How to ensure accuracy and sensitivity of the face recognition system

Armen Ghambaryan, Ph.D.

Lead Deep Learning Engineer

Modern deep learning-based 2D face recognition systems consist of 3 stages: face detection, face alignment, and face representation. Initially, the face/faces on the image are located, then converted to the canonical form through alignment and finally, the vector representation of the face is generated for making the recognition (Figure 1). The accuracy and sensitivity of the system are highly dependent on each of the stages.

The first stage for the end-to-end face recognition system in an uncontrolled environment is face detection. The quality of the predicted face bounding boxes has a significant impact on the overall accuracy of the system. Oversized or tight bounding boxes would result in background noise or information loss which would have a negative impact on subsequent stages of the system. The major challenges for face detection are varying resolutions, poses, illumination, occlusion, and last but not least accuracy-efficiency trade-off. Although tremendous strides have been made in uncontrolled face detection, efficient face detection with a low computation cost to scale the face recognition system while preserving the high accuracy and sensitivity remains an open challenge [1].

Face alignment utilizes spatial transformation techniques to transform the detected faces to a normalized layout. This is usually based on facial key points derived directly from the face detection stage or a separate model. There are also landmark-free methods for face alignment which directly use deep convolutional neural networks to make the corresponding transformation. The keypoint-based approach is more popular due to its simplicity and flexibility, besides the landmark-free alignment won’t be fixed for every image, which is not practical in a real-world application.

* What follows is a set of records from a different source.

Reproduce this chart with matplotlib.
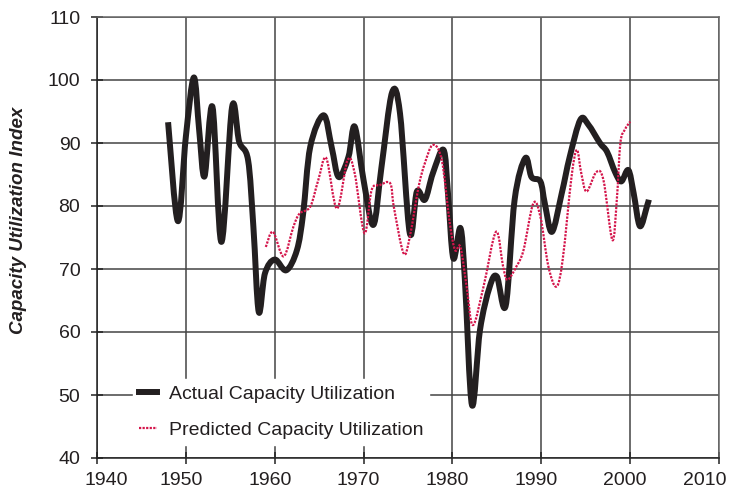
import matplotlib
matplotlib.use("Agg")
import matplotlib.pyplot as plt
from matplotlib.path import Path
from matplotlib.patches import PathPatch
from matplotlib.lines import Line2D
from matplotlib.transforms import ScaledTranslation

actual_years = [1948.0, 1949.1, 1950.0, 1950.9, 1951.5, 1952.1, 1953.0, 1954.0, 1955.2, 1956.0,
                1957.0, 1957.6, 1958.2, 1958.9, 1960.0, 1961.3, 1962.5, 1963.2, 1964.0, 1965.5,
                1966.4, 1967.2, 1968.3, 1969.0, 1970.0, 1971.1, 1972.0, 1973.2, 1974.1, 1975.2,
                1976.0, 1976.9, 1977.8, 1979.0, 1979.5, 1980.1, 1980.9, 1981.4, 1982.2, 1983.1,
                1984.2, 1985.0, 1986.0, 1987.0, 1988.2, 1988.9, 1989.9, 1990.4, 1991.2, 1992.3,
                1993.2, 1994.4, 1995.3, 1996.6, 1997.4, 1998.3, 1999.0, 1999.8, 2000.4, 2001.1,
                2001.9, 2002.1]
actual_values = [93.3, 77.6, 91.0, 100.4, 92.0, 84.7, 95.7, 74.3, 95.7, 90.2,
                 87.3, 76.7, 63.2, 69.3, 71.5, 69.8, 73.0, 78.8, 89.4, 94.4,
                 89.4, 84.6, 87.8, 92.6, 84.1, 77.0, 86.0, 98.0, 94.7, 75.7,
                 82.3, 81.0, 85.2, 88.9, 82.0, 71.7, 76.5, 68.3, 48.4, 60.3,
                 67.2, 68.8, 64.2, 81.0, 87.6, 84.6, 83.9, 80.4, 75.9, 82.0,
                 87.8, 93.7, 92.9, 90.0, 88.6, 85.4, 83.9, 85.7, 82.0, 76.8,
                 80.0, 81.0]

pred_years = [1959.0, 1959.8, 1961.0, 1962.1, 1962.8, 1964.0, 1964.9, 1965.8, 1967.0, 1968.2,
              1969.0, 1970.1, 1970.9, 1971.8, 1973.0, 1973.4, 1974.5, 1975.2, 1976.2, 1976.9,
              1977.8, 1978.8, 1979.7, 1980.3, 1980.9, 1981.6, 1982.3, 1983.5, 1984.9, 1985.7,
              1986.2, 1987.2, 1988.0, 1989.1, 1989.9, 1990.8, 1991.7, 1992.4, 1993.4, 1994.0,
              1994.5, 1995.1, 1996.2, 1997.0, 1998.0, 1998.5, 1998.9, 1999.4, 2000.0]
pred_values = [73.5, 75.9, 72.0, 76.7, 78.8, 79.9, 84.1, 87.6, 79.6, 87.3,
               85.2, 75.7, 82.5, 83.3, 83.6, 79.9, 72.5, 75.1, 83.1, 86.8,
               89.7, 87.3, 77.3, 73.0, 73.5, 67.2, 61.1, 67.2, 75.9, 70.4,
               68.3, 70.4, 73.0, 80.4, 78.3, 70.4, 67.2, 71.4, 84.6, 88.9,
               85.2, 82.3, 85.4, 84.1, 74.6, 81.0, 90.0, 92.1, 93.4]

x_ticks = [1940, 1950, 1960, 1970, 1980, 1990, 2000, 2010]
y_ticks = [40, 50, 60, 70, 80, 90, 100, 110]
labels = ['Actual Capacity Utilization', 'Predicted Capacity Utilization']

font = ['Liberation Sans', 'DejaVu Sans']
ACTUAL_C = '#231f20'
PRED_C = '#d4144a'


def smooth_path(xs, ys):
    """Excel-style smoothed line: cubic Bezier segments through the data points."""
    pts = list(zip(xs, ys))
    n = len(pts)
    verts = [pts[0]]
    codes = [Path.MOVETO]
    for i in range(n - 1):
        p0 = pts[i - 1] if i > 0 else pts[i]
        p1 = pts[i]
        p2 = pts[i + 1]
        p3 = pts[i + 2] if i + 2 < n else pts[i + 1]
        c1 = (p1[0] + (p2[0] - p0[0]) / 6, p1[1] + (p2[1] - p0[1]) / 6)
        c2 = (p2[0] - (p3[0] - p1[0]) / 6, p2[1] - (p3[1] - p1[1]) / 6)
        verts += [c1, c2, p2]
        codes += [Path.CURVE4] * 3
    return Path(verts, codes)


fig = plt.figure(figsize=(7.3, 4.95), dpi=100)
ax = fig.add_axes([97/730, 1 - 458/495, (719 - 97)/730, (458 - 17)/495])

ax.add_patch(PathPatch(smooth_path(actual_years, actual_values), facecolor='none',
                       edgecolor=ACTUAL_C, lw=4.3, joinstyle='round', capstyle='butt', zorder=3))
ax.add_patch(PathPatch(smooth_path(pred_years, pred_values), facecolor='none',
                       edgecolor=PRED_C, lw=1.6, linestyle=(0, (1, 0.6)), zorder=4))

ax.set_xlim(1940, 2010)
ax.set_ylim(40, 110)
ax.set_xticks(x_ticks)
ax.set_yticks(y_ticks)
ax.grid(True, color='#444444', lw=1.1)
ax.set_axisbelow(True)
for s in ax.spines.values():
    s.set_color('#666666')
    s.set_linewidth(1.1)
ax.spines['left'].set_color('#222222')
ax.spines['bottom'].set_color('#222222')
ax.tick_params(direction='inout', length=8, width=1.1, color='#222222')
ax.tick_params(axis='x', pad=6)
ax.tick_params(axis='y', pad=8)
for lab in ax.get_xticklabels() + ax.get_yticklabels():
    lab.set_family(font)
    lab.set_fontsize(14)
    lab.set_color(ACTUAL_C)

# horizontal nudges of the year labels, as in the reference
x_shift = {1940: 9, 2010: -14}
for tick_val, lab in zip(x_ticks, ax.get_xticklabels()):
    dx = x_shift.get(tick_val, -5) / 100
    lab.set_transform(lab.get_transform() + ScaledTranslation(dx, 0, fig.dpi_scale_trans))

ax.set_ylabel('Capacity Utilization Index', fontsize=13.5, fontweight='bold', fontstyle='italic',
              family=font, color=ACTUAL_C)
ax.yaxis.set_label_coords(-70/622, 0.539)

handles = [Line2D([], [], color=ACTUAL_C, lw=4.3),
           Line2D([], [], color=PRED_C, lw=1.6, linestyle=(0, (1, 0.6)))]
leg = ax.legend(handles, labels, loc='lower left', bbox_to_anchor=(0.058, 0.03), frameon=True,
                fancybox=False, edgecolor='white', framealpha=1, handlelength=0.95,
                handletextpad=0.6, borderpad=0.3, labelspacing=0.95, borderaxespad=0,
                prop={'family': font, 'size': 14})
for t in leg.get_texts():
    t.set_color(ACTUAL_C)

fig.savefig('out.png', dpi=100)
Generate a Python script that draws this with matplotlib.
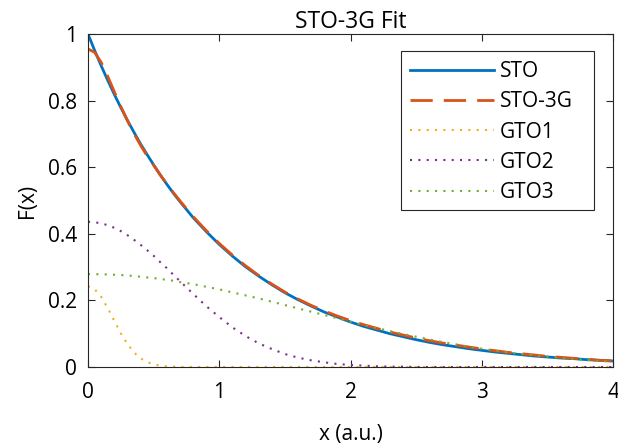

The most crucial stage for accurate facial recognition is the embedding generation based on which the similarity score is calculated. This is the stage the article mainly concentrates on since this is where major accuracy drawbacks might come out because of dataset imbalances or sub-optimal training routines. To minimize the drawback first one needs to understand how the face representation models are trained. The key differences lie in the structure of the loss function being used. There are 2 basic methodologies and each of them has its own modified versions: Classification based and Embedding based.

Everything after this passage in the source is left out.